▶ Exercise directions
For this exercise, return only the lines from the line containing "Clone this chart in Bokeh." through the line containing "from bokeh.resources import INLINE", both ends included, exactly as they are.

▶ Entries supplied
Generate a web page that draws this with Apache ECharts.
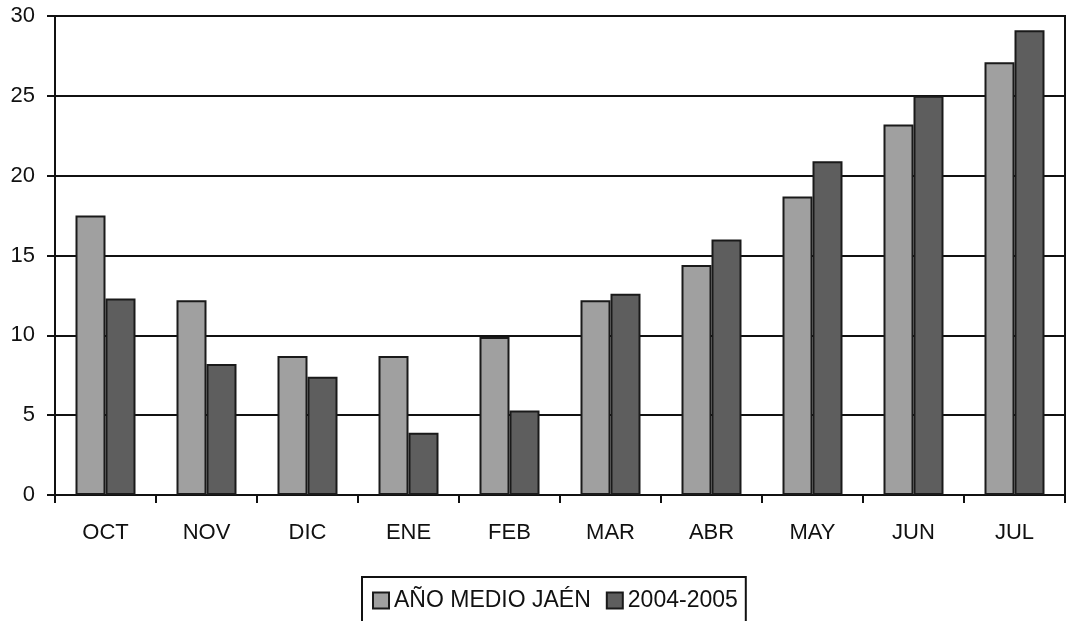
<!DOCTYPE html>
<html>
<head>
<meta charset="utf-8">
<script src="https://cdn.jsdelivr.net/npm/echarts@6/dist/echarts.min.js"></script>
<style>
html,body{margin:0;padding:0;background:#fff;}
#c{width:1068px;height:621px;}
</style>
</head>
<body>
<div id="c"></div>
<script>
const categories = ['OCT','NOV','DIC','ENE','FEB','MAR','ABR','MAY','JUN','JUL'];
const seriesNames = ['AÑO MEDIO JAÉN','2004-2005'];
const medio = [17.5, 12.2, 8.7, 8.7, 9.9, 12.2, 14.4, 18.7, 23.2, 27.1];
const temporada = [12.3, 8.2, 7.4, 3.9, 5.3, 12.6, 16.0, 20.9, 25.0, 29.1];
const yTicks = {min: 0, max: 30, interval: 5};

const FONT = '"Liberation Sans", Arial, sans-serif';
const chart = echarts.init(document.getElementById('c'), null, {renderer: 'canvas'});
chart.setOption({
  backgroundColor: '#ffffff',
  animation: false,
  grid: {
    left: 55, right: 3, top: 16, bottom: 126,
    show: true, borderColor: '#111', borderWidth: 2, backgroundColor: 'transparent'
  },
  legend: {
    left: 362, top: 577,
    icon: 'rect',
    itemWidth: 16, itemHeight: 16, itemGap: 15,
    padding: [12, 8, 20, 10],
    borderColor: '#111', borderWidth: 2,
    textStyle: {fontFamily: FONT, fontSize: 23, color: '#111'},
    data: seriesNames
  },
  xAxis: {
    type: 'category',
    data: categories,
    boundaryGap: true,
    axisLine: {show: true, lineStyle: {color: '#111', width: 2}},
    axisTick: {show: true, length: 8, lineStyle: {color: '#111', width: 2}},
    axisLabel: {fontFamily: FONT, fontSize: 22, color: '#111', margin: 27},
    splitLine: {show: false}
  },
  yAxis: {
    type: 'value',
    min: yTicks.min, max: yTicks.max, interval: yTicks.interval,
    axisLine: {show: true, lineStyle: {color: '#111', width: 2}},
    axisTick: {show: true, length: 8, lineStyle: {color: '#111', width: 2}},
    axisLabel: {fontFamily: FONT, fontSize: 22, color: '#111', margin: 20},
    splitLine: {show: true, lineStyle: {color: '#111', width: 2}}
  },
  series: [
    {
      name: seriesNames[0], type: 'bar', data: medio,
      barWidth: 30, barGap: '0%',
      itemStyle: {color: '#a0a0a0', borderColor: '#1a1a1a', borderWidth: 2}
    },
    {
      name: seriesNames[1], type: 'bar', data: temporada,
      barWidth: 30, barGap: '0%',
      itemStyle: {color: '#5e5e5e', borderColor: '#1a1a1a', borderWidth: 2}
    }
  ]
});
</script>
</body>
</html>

---

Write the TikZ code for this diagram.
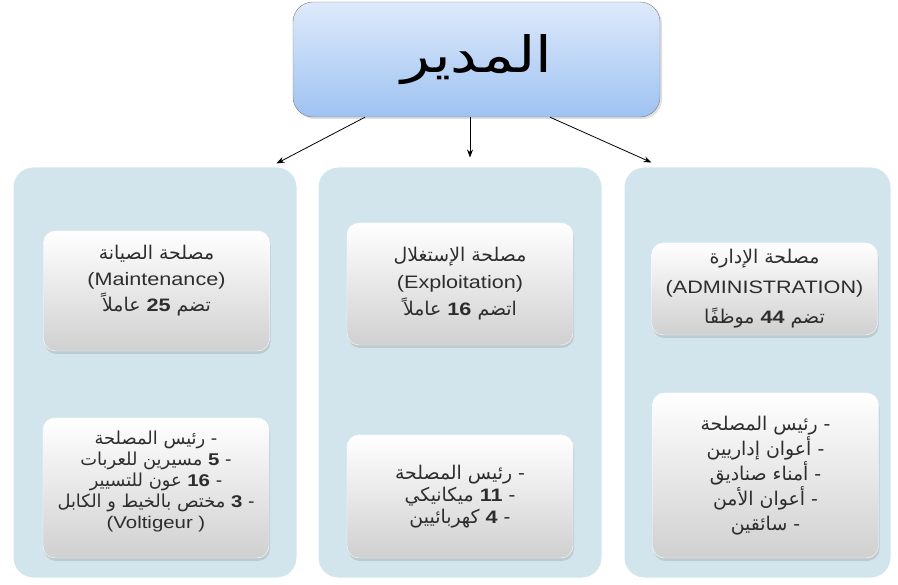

--

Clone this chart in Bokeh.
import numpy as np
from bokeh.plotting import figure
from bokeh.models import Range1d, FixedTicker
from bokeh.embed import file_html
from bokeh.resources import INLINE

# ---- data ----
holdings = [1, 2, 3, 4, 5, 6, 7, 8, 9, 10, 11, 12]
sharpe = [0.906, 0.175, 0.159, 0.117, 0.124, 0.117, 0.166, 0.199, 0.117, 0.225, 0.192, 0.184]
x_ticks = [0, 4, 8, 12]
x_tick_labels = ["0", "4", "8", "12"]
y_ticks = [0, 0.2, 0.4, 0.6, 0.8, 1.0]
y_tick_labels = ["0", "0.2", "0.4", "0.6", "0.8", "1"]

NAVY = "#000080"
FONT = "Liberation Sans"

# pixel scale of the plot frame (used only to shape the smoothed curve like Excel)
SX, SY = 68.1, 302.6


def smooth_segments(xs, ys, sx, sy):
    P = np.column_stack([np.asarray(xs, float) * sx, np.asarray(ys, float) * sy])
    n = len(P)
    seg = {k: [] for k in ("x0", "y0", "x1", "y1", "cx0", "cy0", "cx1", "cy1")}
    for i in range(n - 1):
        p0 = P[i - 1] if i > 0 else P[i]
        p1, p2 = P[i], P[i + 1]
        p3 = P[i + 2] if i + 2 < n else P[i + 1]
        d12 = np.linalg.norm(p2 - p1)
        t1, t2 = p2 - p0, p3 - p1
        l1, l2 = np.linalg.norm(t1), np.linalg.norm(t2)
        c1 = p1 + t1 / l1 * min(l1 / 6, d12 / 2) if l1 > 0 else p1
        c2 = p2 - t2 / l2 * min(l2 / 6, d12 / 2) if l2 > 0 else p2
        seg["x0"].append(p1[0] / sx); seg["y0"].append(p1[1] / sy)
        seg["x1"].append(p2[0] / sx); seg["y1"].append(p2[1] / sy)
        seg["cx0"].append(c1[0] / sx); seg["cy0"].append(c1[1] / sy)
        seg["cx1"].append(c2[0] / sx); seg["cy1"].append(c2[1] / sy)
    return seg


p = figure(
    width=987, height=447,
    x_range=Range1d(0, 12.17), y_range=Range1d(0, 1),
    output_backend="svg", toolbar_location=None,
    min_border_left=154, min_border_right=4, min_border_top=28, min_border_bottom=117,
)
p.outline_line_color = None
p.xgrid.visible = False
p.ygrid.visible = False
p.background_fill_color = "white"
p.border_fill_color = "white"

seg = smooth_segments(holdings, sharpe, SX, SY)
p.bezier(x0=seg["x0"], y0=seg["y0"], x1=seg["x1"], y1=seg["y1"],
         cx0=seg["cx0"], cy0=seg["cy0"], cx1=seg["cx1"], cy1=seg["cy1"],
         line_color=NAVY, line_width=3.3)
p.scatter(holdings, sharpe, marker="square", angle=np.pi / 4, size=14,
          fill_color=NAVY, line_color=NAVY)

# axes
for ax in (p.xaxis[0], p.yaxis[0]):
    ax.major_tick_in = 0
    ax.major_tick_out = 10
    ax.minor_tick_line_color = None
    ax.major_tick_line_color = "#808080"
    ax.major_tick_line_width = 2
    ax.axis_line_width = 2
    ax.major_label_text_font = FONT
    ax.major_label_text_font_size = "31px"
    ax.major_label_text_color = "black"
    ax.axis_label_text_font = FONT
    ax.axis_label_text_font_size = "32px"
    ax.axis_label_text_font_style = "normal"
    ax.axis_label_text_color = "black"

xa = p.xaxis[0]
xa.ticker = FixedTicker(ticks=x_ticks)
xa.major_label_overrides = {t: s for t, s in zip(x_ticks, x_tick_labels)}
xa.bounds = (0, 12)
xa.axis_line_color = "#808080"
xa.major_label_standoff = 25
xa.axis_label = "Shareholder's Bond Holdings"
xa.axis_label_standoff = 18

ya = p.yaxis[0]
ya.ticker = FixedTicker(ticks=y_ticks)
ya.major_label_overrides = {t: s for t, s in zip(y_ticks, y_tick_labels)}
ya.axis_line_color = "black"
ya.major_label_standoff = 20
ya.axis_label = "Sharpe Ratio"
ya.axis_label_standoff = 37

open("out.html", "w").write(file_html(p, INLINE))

▶ Answer
Clone this chart in Bokeh.
import numpy as np
from bokeh.plotting import figure
from bokeh.models import Range1d, FixedTicker
from bokeh.embed import file_html
from bokeh.resources import INLINE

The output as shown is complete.